22 Jan 2009 [ Prev | Next ]

Casebook Exercises (400 points)

Take chances, make mistakes, get messy! -- Ms Frizzle, The Magic Schoolbus

An important component of the course is a casebook comprising 10 short essays (about 3 pages), each of which presents your attempt to apply the week's critical readings on your own (before the class meets to discuss them). You will have the chance to revise one essay for a higher grade (but note that the revision opportunity is not intended to replace a zero).

I fully expect that, from time to time, the classroom discussion will lead you to a different conclusion than the preliminary one you investigated in your casebook essay. When that happens, you might find yourself thinking, "My written paper is wrong!

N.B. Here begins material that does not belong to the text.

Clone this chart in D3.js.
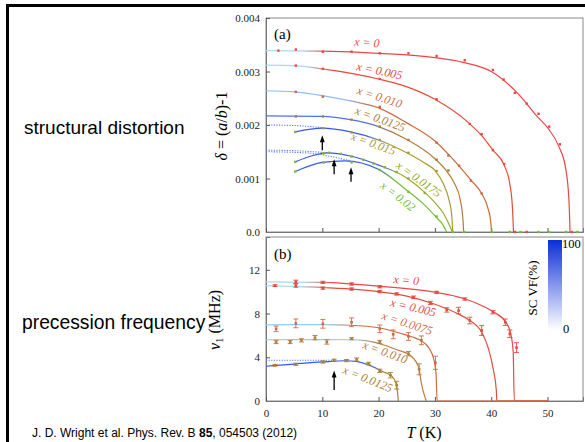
<!DOCTYPE html>
<html><head><meta charset="utf-8">
<script src="https://cdn.jsdelivr.net/npm/d3@7"></script>
<style>body{margin:0;background:#fff} svg{display:block}</style>
</head><body><svg id="c" width="585" height="442"></svg>
<script>
// ---------- DATA ----------
// Panel (a): delta = (a/b)-1, values in units of 0.001
const seriesA = ["0","0.005","0.010","0.0125","0.015","0.0175","0.02"];
const colorsA = ["#ee4545","#e24c3c","#c96a3c","#b07c3a","#a89b2e","#92ab30","#72be38"];
const blueColA = ["#a9d9ef","#a9d9ef","#8cbcf0","#4f70f0","#3558ee","#3558ee","#3558ee"];
const blueEndA = [8, 9, 16, 20, 19, 21, 20];
const yTicksA = [0, 1, 2, 3, 4];
const yTickLabelsA = ["0.0", "0.001", "0.002", "0.003", "0.004"];
const xTicks = [0, 10, 20, 30, 40, 50];

const pointsA = [
  [[2.2,3.39],[5.3,3.41],[10.1,3.37],[15.2,3.37],[20.2,3.34],[25.3,3.34],[30.3,3.29],[35.3,3.21],[40.3,3.03],[42.2,2.85],[44.2,2.60],[46.3,2.40],[48.4,2.21],[50.3,1.97],[52.2,1.64],[54.3,0]],
  [[5.3,3.11],[10.1,3.05],[20.2,2.86],[30.3,2.48],[36.2,2.02],[38.3,1.83],[40.3,1.53],[42.3,1.27],[44.2,0],[46.3,0]],
  [[5.3,2.62],[10.1,2.53],[20.2,2.34],[30.3,1.67],[32.4,1.43],[34.3,1.24],[36.4,0.96],[38.3,0.72]],
  [[5.3,2.16],[10.1,2.16],[15.2,2.10],[20.2,1.97],[25.3,1.72],[30.3,1.35],[32.4,1.15]],
  [[5.2,1.87],[10.2,1.94],[15.2,1.86],[20.2,1.72],[25.3,1.48],[30.3,1.14]],
  [[5.2,1.31],[10.2,1.47],[11.2,1.48],[13.3,1.46],[15.2,1.41],[17.3,1.35],[19.1,1.28],[21.1,1.21],[23.2,1.12],[25.3,1.00],[28.2,0.73]],
  [[5.2,1.13],[10.2,1.30],[15.2,1.30],[20.2,1.16],[25.3,0.75],[30.3,0.29],[33.2,0],[35.2,0],[40.1,0],[43.3,0],[45.2,0],[48.4,0],[50.3,0],[53.3,0],[55.3,0]]
];
const fitsA = [
  [[0,3.39],[10,3.38],[20,3.34],[30,3.26],[35,3.17],[40,3.0],[45,2.56],[48,2.18],[50,1.95],[52,1.6],[53.2,1.2],[53.8,0.6],[54.0,0]],
  [[0,3.12],[5,3.11],[10,3.05],[20,2.86],[24,2.75],[30,2.48],[36,2.04],[38.3,1.8],[40.3,1.53],[42.3,1.25],[43.3,0.9],[43.8,0.4],[43.95,0]],
  [[0,2.64],[5,2.62],[10,2.55],[15,2.45],[20,2.32],[25,2.04],[30,1.70],[32.4,1.45],[34.3,1.23],[36.4,0.97],[38.3,0.72],[39.4,0.45],[39.9,0.2],[40.05,0]],
  [[0,2.17],[10,2.16],[15,2.10],[20,1.97],[25,1.73],[30,1.37],[32,1.15],[33.5,0.9],[34.5,0.6],[35.0,0.2],[35.1,0]],
  [[5.2,1.87],[10,1.94],[15,1.87],[20,1.72],[25,1.48],[28,1.3],[30,1.15],[31.5,0.9],[32.5,0.6],[33,0.3],[33.15,0]],
  [[5.2,1.31],[8,1.42],[11,1.48],[15,1.42],[20,1.25],[25,1.01],[28,0.76],[30,0.55],[31.5,0.35],[32.6,0.12],[33.1,0]],
  [[5.2,1.13],[10,1.30],[14,1.33],[20,1.17],[25,0.78],[28,0.52],[30,0.30],[31.5,0.12],[32.1,0]]
];
const dottedA = [
  [[0,2.00],[5,1.99],[10,1.95]],
  [[0,1.53],[5,1.52],[11,1.48]],
  [[0,1.50],[7,1.48],[12,1.40],[15,1.33]]
];

// Panel (b): nu_1 (MHz)
const seriesB = ["0","0.005","0.0075","0.010","0.0125"];
const colorsB = ["#ee4545","#e24c3c","#cf6a44","#b87a3e","#a8832e"];
const blueColB = ["#a9d9ef","#a9d9ef","#8fcdf0","#8fcdf0","#3558ee"];
const blueEndB = [9, 8, 13, 17, 19];
const yTicksB = [0, 4, 8, 12];
const pointsB = [ // [T, nu, err]
  [[5.3,10.9,0.15],[10.1,10.85,0.1],[15.2,10.7,0.1],[20.2,10.45,0.1],[30.3,9.94,0.1],[35.3,9.33,0.1],[40.3,8.12,0.15],[42.5,7.2,0.3],[43.3,6.15,0.35],[44.5,4.88,0.45]],
  [[1.6,10.55,0.08],[5.3,10.55,0.15],[10.1,10.33,0.1],[15.2,10.24,0.1],[20.2,10.0,0.1],[23.2,9.79,0.1],[26.2,9.48,0.12],[29.2,8.97,0.15],[32.1,8.33,0.2],[34.2,8.27,0.3],[36.2,7.36,0.3],[38.3,6.45,0.45]],
  [[1.8,6.6,0.25],[5.3,7.1,0.4],[10.1,7.06,0.4],[15.2,7.2,0.4],[20.2,6.6,0.35],[22.6,6.1,0.4],[25.3,5.9,0.35],[27.6,5.55,0.4],[30.1,3.5,0.6]],
  [[1.8,5.4,0.15],[4.3,5.4,0.15],[6.3,5.55,0.15],[8.7,5.79,0.2],[10.8,5.4,0.2],[15.2,5.7,0.1],[20.2,5.4,0.15],[25.3,4.33,0.2],[27.2,2.9,0.5]],
  [[1.6,3.27,0.08],[5.3,3.36,0.1],[10.1,3.57,0.1],[12.1,3.73,0.1],[14.3,3.7,0.1],[16.1,3.79,0.15],[18.2,3.42,0.12],[20.2,2.76,0.15],[22.1,2.36,0.25],[23.2,1.45,0.35]]
];
const fitsB = [
  [[0,10.9],[10,10.85],[20,10.5],[30,9.95],[35,9.4],[38,8.8],[40.5,8.12],[42.6,7.2],[43.4,6.3],[43.9,4.5],[44.1,0],[50,0]],
  [[0,10.55],[10,10.38],[20,10.0],[25,9.6],[30,8.85],[34,8.0],[36.2,7.36],[38.3,6.3],[39.5,4.8],[40.4,2.8],[40.9,1],[41.0,0],[50,0]],
  [[0,6.97],[10,6.98],[15,6.93],[20,6.7],[23.8,6.2],[26,5.85],[27.6,5.5],[29,4.8],[29.8,3.8],[30.2,2.5],[30.4,0],[50,0]],
  [[0,5.6],[10,5.62],[15,5.6],[18,5.5],[20.2,5.24],[23.5,4.64],[25.6,4.18],[27.1,3.12],[27.6,1.6],[28.2,0.4],[28.5,0]],
  [[0,3.18],[5,3.38],[10,3.57],[14,3.68],[16,3.62],[18.2,3.3],[20.8,2.67],[22.3,2.3],[23.1,1.6],[23.4,0.6],[23.5,0]]
];
const dottedB = [[[0,3.73],[12,3.73]]];

// ---------- DRAW ----------
const svg = d3.select("#c");
const serif = "'Liberation Serif','DejaVu Serif',serif";
const sans = "'Liberation Sans',Arial,sans-serif";
const defs = svg.append("defs");

const x = d3.scaleLinear().domain([0, 56.3]).range([266, 583]);
const yA = d3.scaleLinear().domain([0, 4]).range([232, 18]);
const yB = d3.scaleLinear().domain([0, 15]).range([401, 237]);

// slide frame
svg.append("path").attr("d","M7.5,442 V5.5 H585").attr("fill","none").attr("stroke","#000").attr("stroke-width",3);

// left slide texts
svg.append("text").attr("x",24).attr("y",134).attr("font-family",sans).attr("font-size",19).text("structural distortion");
svg.append("text").attr("x",22).attr("y",329).attr("font-family",sans).attr("font-size",19.3).text("precession frequency");
const cite = svg.append("text").attr("x",32).attr("y",437).attr("font-family",sans).attr("font-size",12);
cite.append("tspan").text("J. D. Wright et al. Phys. Rev. B ");
cite.append("tspan").attr("font-weight","bold").text("85");
cite.append("tspan").text(", 054503 (2012)");

function panel(y, yTicks, yFmt, showX) {
  const g = svg.append("g");
  g.append("rect").attr("x",x.range()[0]).attr("y",y.range()[1]).attr("width",x.range()[1]-x.range()[0])
    .attr("height",y.range()[0]-y.range()[1]).attr("fill","none").attr("stroke","#8a8a8a").attr("stroke-width",1);
  const ax = g.append("g").attr("transform",`translate(${x.range()[0]},0)`)
    .call(d3.axisLeft(y).tickValues(yTicks).tickSize(-4).tickPadding(6).tickFormat(yFmt));
  const bx = g.append("g").attr("transform",`translate(0,${y.range()[0]})`)
    .call(d3.axisBottom(x).tickValues(xTicks).tickSize(-4).tickPadding(8).tickFormat(showX ? d3.format("d") : ""));
  [ax, bx].forEach(a => {
    a.select(".domain").attr("stroke","#777");
    a.selectAll(".tick line").attr("stroke","#555");
    a.selectAll("text").attr("font-family",serif).attr("font-size",11).attr("fill","#222");
  });
  return g;
}
panel(yA, yTicksA, (d,i) => yTickLabelsA[i], false);
panel(yB, yTicksB, d3.format("d"), true);

// panel labels
svg.append("text").attr("x",274).attr("y",39).attr("font-family",serif).attr("font-size",15).text("(a)");
svg.append("text").attr("x",274).attr("y",259).attr("font-family",serif).attr("font-size",15).text("(b)");

// axis titles
const ta = svg.append("text").attr("transform","translate(227,126) rotate(-90)").attr("text-anchor","middle")
  .attr("font-family",serif).attr("font-size",16);
ta.append("tspan").attr("font-style","italic").text("δ");
ta.append("tspan").text(" = (");
ta.append("tspan").attr("font-style","italic").text("a");
ta.append("tspan").text("/");
ta.append("tspan").attr("font-style","italic").text("b");
ta.append("tspan").text(")-1");
const tb = svg.append("text").attr("transform","translate(220,320) rotate(-90)").attr("text-anchor","middle")
  .attr("font-family",serif).attr("font-size",16);
tb.append("tspan").attr("font-style","italic").text("ν");
tb.append("tspan").attr("font-size",11).attr("dy",3).text("1");
tb.append("tspan").attr("dy",-3).text(" (MHz)");
const tx = svg.append("text").attr("x",424).attr("y",438).attr("text-anchor","middle").attr("font-family",serif).attr("font-size",16);
tx.append("tspan").attr("font-style","italic").text("T");
tx.append("tspan").text(" (K)");

// curves
const line = (y) => d3.line().x(d => x(d[0])).y(d => y(d[1])).curve(d3.curveMonotoneX);
function drawCurves(id, y, fits, colors, blues, blueEnd) {
  fits.forEach((f, i) => {
    const gid = `${id}g${i}`;
    const lg = defs.append("linearGradient").attr("id",gid).attr("gradientUnits","userSpaceOnUse")
      .attr("x1",x(blueEnd[i]-2)).attr("x2",x(blueEnd[i]+3)).attr("y1",0).attr("y2",0);
    lg.append("stop").attr("offset",0).attr("stop-color",blues[i]);
    lg.append("stop").attr("offset",1).attr("stop-color",colors[i]);
    svg.append("path").datum(f).attr("d",line(y)).attr("fill","none").attr("stroke",`url(#${gid})`).attr("stroke-width",1.2);
  });
}
drawCurves("a", yA, fitsA, colorsA, blueColA, blueEndA);
drawCurves("b", yB, fitsB, colorsB, blueColB, blueEndB);
[[dottedA, yA], [dottedB, yB]].forEach(([ds, y]) => ds.forEach(d => {
  svg.append("path").datum(d).attr("d",line(y)).attr("fill","none").attr("stroke","#5a78f0")
    .attr("stroke-width",1.1).attr("stroke-dasharray","1.2,1.4");
}));

// points (a)
pointsA.forEach((ps, i) => {
  svg.append("g").selectAll("rect").data(ps).join("rect")
    .attr("x", d => x(d[0]) - 1.2).attr("y", d => yA(d[1]) - 1.2).attr("width",2.4).attr("height",2.4)
    .attr("fill", colorsA[i]);
});
// points (b) with error bars
pointsB.forEach((ps, i) => {
  const g = svg.append("g").attr("stroke", colorsB[i]).attr("stroke-width",0.9);
  ps.forEach(d => {
    const cx = x(d[0]), y1 = yB(d[1]-d[2]), y2 = yB(d[1]+d[2]);
    g.append("line").attr("x1",cx).attr("x2",cx).attr("y1",y1).attr("y2",y2);
    g.append("line").attr("x1",cx-2.5).attr("x2",cx+2.5).attr("y1",y1).attr("y2",y1);
    g.append("line").attr("x1",cx-2.5).attr("x2",cx+2.5).attr("y1",y2).attr("y2",y2);
    g.append("rect").attr("x",cx-1.3).attr("y",yB(d[1])-1.3).attr("width",2.6).attr("height",2.6)
      .attr("fill",colorsB[i]).attr("stroke","none");
  });
});

// series labels
const labA = [[17.9,3.52,4],[20.1,2.99,12],[20.1,2.50,18],[20.2,2.09,20],[19.0,1.63,20],[27.0,0.97,36],[23.3,0.65,38]];
seriesA.forEach((s, i) => {
  svg.append("text").attr("transform",`translate(${x(labA[i][0])},${yA(labA[i][1])}) rotate(${labA[i][2]})`)
    .attr("text-anchor","middle").attr("dominant-baseline","middle").attr("font-family",serif).attr("font-size",12)
    .attr("font-style","italic").attr("fill",colorsA[i]).text(`x = ${s}`);
});
const labB = [[24.9,10.95,5],[26.1,8.45,13],[25.0,7.0,18],[21.1,4.36,20],[18.0,1.9,22]];
seriesB.forEach((s, i) => {
  svg.append("text").attr("transform",`translate(${x(labB[i][0])},${yB(labB[i][1])}) rotate(${labB[i][2]})`)
    .attr("text-anchor","middle").attr("dominant-baseline","middle").attr("font-family",serif).attr("font-size",12)
    .attr("font-style","italic").attr("fill",colorsB[i]).text(`x = ${s}`);
});

// arrows (pointing up)
const arrowsA = [[10, 1.53, 1.81], [12.1, 1.08, 1.36], [15.1, 0.94, 1.21]];
const arrowsB = [[12.1, 1.0, 2.8]];
[[arrowsA, yA], [arrowsB, yB]].forEach(([as, y]) => as.forEach(a => {
  const cx = x(a[0]), yb = y(a[1]), yt = y(a[2]);
  svg.append("line").attr("x1",cx).attr("x2",cx).attr("y1",yb).attr("y2",yt + 5)
    .attr("stroke","#000").attr("stroke-width",1.3);
  svg.append("path").attr("d",`M${cx-2.4},${yt+7} L${cx},${yt} L${cx+2.4},${yt+7} Z`).attr("fill","#000");
}));

// colorbar
const cb = defs.append("linearGradient").attr("id","cbg").attr("x1",0).attr("x2",0).attr("y1",0).attr("y2",1);
cb.append("stop").attr("offset",0).attr("stop-color","#0a2ed8");
cb.append("stop").attr("offset",1).attr("stop-color","#ffffff");
svg.append("rect").attr("x",548).attr("y",240).attr("width",14).attr("height",90).attr("fill","url(#cbg)");
svg.append("text").attr("x",562).attr("y",248).attr("font-family",serif).attr("font-size",12.5).text("100");
svg.append("text").attr("x",563).attr("y",333).attr("font-family",serif).attr("font-size",12.5).text("0");
svg.append("text").attr("transform","translate(537,288) rotate(-90)").attr("text-anchor","middle")
  .attr("font-family",serif).attr("font-size",13).text("SC VF(%)");
</script></body></html>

I'd have gotten a higher grade if I submitted it after the class discussion!"

But if everybody held back their opinions until after the class discussion was over, and nobody came to the classroom with thoughts they had already wrestled into papers, we'd have pretty weak class discussions.

Literary criticism is a skill -- it's something you do, not a list of "correct answers" to memorize. The casebook papers are your opportunity to try on an unfamiliar set of lenses, so that you see familiar things in new ways.

Each paper is your opportunity to get my assessment of your developing ability to identify, organize, analyze, synthesize, and evaluate all the components of a lit-crit research paper.  I'm less interested in whether you applied a particular lens "correctly" than I am in your developing mastery of the skills necessary to participate, at an advanced undergraduate level, in the intellectual discussion that surrounds the texts and ideas we will explore in the class. 

By "apply the week's critical readings" I mean quote directly from, and engage directly with, the assigned essays that we are scheduled to discuss at the next class, in order to ensure that in the limited time we have for discussion we can move rapidly towards a deeper exploration of the issues raised by the readings. Remember that this class asks you to pay close attention to the critical essays; the casebook papers are your opportunity to demonstrate that you can use these critical essays in order to present a challenging, well-supported, persuasive interpretation of one of the literary works on the syllabus.

Note that Keesey's introductions will always simplify and exaggerate a bit, because the function of his introduction is to point out what is different about this particular way of looking at literature. If you engage with something Keesey says in his introduction, you're not actually engaging with the argument in the essay Keesey is trying to introduce. I won't actually forbid you from quoting from or responding to what he says in his introductions, but I am asking you to think of Keesey's comments as the overture rather than the main event, or the appetizer rather than the first course.

Evaluation of Casebook Essays

  • Format and Completeness: Does the paper follow MLA style, with a title block and a title that specifies your position on a topic? Do the thesis, content, syntax, and grammar all demonstrate advanced writing ability?
  • Organization and Thoroughness: Does the paper present an organized confrontation with an issue arising from the assigned critical essays? Are the claims supported with textual evidence? Is the paper free of logical fallacies (such as the "straw man" or "burden of proof")?
  • Quotations and Application: Does the paper apply the week's critical topic to one of the primary works on the syllabus? Does the paper cite specific passages from both primary and secondary sources? Are the citations integrated with an original argument, or merely part of a summary? Are the direct quotations well-chosen, brief, plentiful, and integral to the student's original argument (or are they random, overlong, and summative)?
  • Insight and Engagement: Does the paper make creative, well-supported connections, and/or ask productive questions? If I noted mistakes, were they intellectually productive mistakes that demonstrate your willingness to tackle challenging concepts? Or was I distracted by too many mechanical/structural weaknesses (typographical errors, summative filler, flowery cruft)?